An EEG (or electroencephalogram) is one of the first tests that we go through after experiencing a seizure. Small sensors (or electrodes) are attached to our scalp to measure electrical current in different portions of our brains. Hopefully, the data attained can be used by our medical team to determine where in the brain a seizure originates. An initial EEG might be minutes to an hour-long. If no epileptic activity is found, there are additional “ambulatory” tests that allow us as outpatients to go on with our life while our brainwaves are captured for later analysis. Months ago, we ran a poll and the EEG was deemed by our Twitter community as the most annoying test that we as patients endure. If it is so frustrating to walk around your home while wearing tons of wires dangling from your head, can you imagine how annoying it would have been to perform a two-week-long EEG in a tiny capsule, miles above the earth?
Most of us wouldn’t think to associate an EEG and space, but during the race to land on the moon anything went for NASA. They had many questions regarding what would happen to the human brain under zero G for the length of time it would take to travel to, land on, explore, and return from the moon.
As you can imagine, the whole astronaut core was resistant to the idea of allowing the medical staff at NASA to snoop on their thoughts during an active mission. After several long discussions, NASA relented.
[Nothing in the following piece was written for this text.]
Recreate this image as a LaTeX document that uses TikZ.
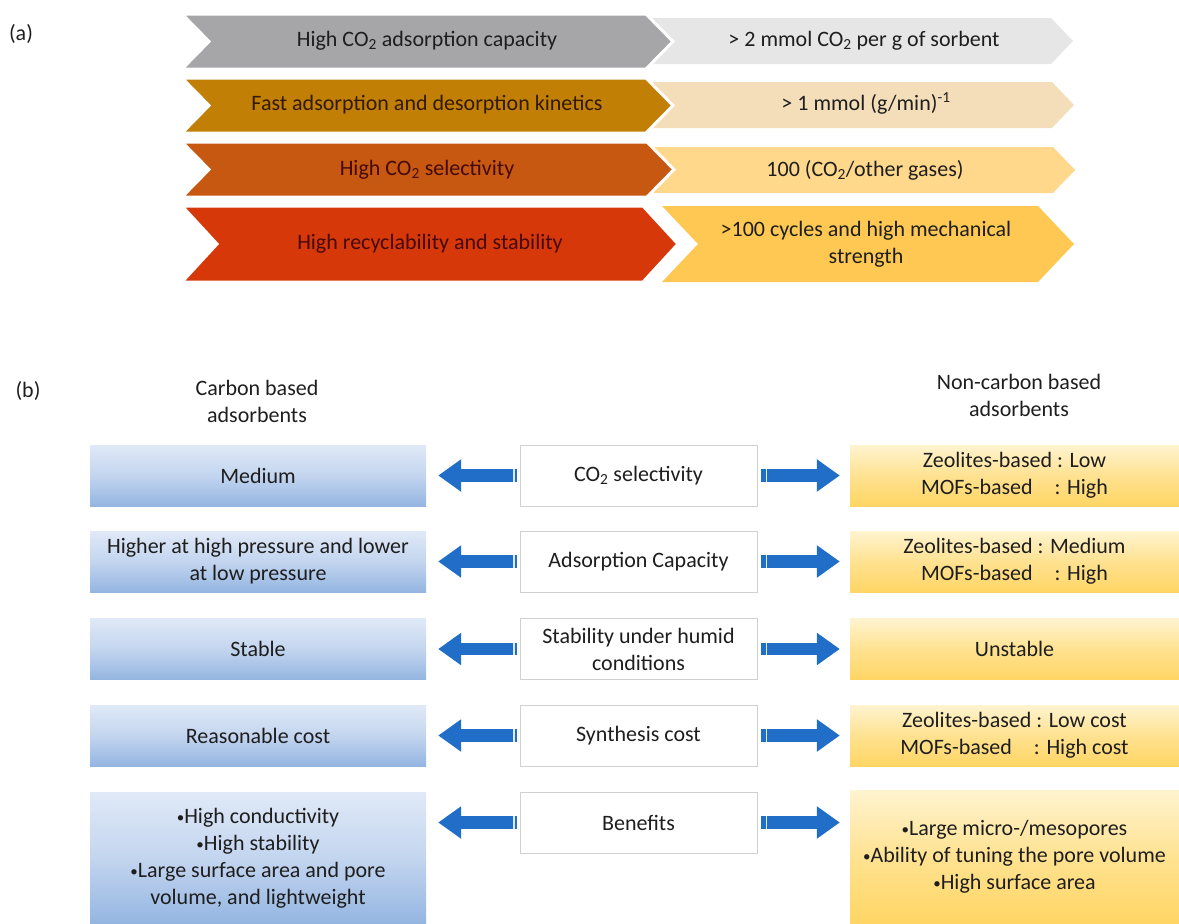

Though the EEG data would be harvested continuously, NASA rebranded the M008 Experiment as an “In-flight sleep analysis“. The experiment’s primary goal was “to obtain objective and precise information concerning the number, duration, and depth of sleep periods in flight” However, a secondary objective was to determine if a long-stay in orbit would somehow change the electrical activity in an astronaut’s brain.
Those of us who have performed longer EEGs know there is a good chance that during the test an electrode or two can detach from the scalp. During a nine-day-long video EEG I performed at an Epilepsy Monitoring Unit, techs reattached dangling electrodes three different times to ensure that all the data was captured correctly. Unfortunately, there are no EEG techs in earth’s orbit. For fear that the electrodes would fall-off during the mission, the electrodes were to be surgically implanted below the surface of the astronaut’s scalp.
But who would possibly agree to an EEG in space? NASA tapped two future space heroes for the experiment: Frank F. Borman, Jr. and James “Jim” A. Lovell, Jr. The pair would later become bonafide American Heroes as they (along with William “Bill” Anders) gave their Genesis message during the Apollo 8 mission on Christmas Eve 1968.
Lovell would attain even-further superstardom after commanding Apollo 13; a mission that was later adapted by Ron Howard into a movie with the same name. Tom Hanks played Lovell as the film depicted the crew’s harrowing brush with death during the mission’s “successful failure”.
While each astronaut would eventually become a legend, NASA scheduled Gemini VII as the first spaceflight for each. Designated as a long-stay in earth’s orbit, both astronauts lived, ate, slept, and other things for fourteen days in a capsule that Lovell later described as “no bigger than the front seats of a Volkswagon bug”.
On December 4, 1965, the Gemini VII space mission launched with EEG sensors implanted under the flight’s commander’s scalp. Frank F. Borman, Jr.’s brainwaves were tracked for two weeks by communication relays around the world.
After hearing the story of experiment M008, I often thought of Gemini VII while performing each one of my own EEGs. Although the test was still annoying, I was happy to have the EEG performed in a hospital and not in the front seat of a Volkswagon bug. Rather than uttering complaints about how frustrating it was to wash out the glue the techs use to attach the electrodes to my scalp, I thought “Hey, at least the sensors are above my skin!”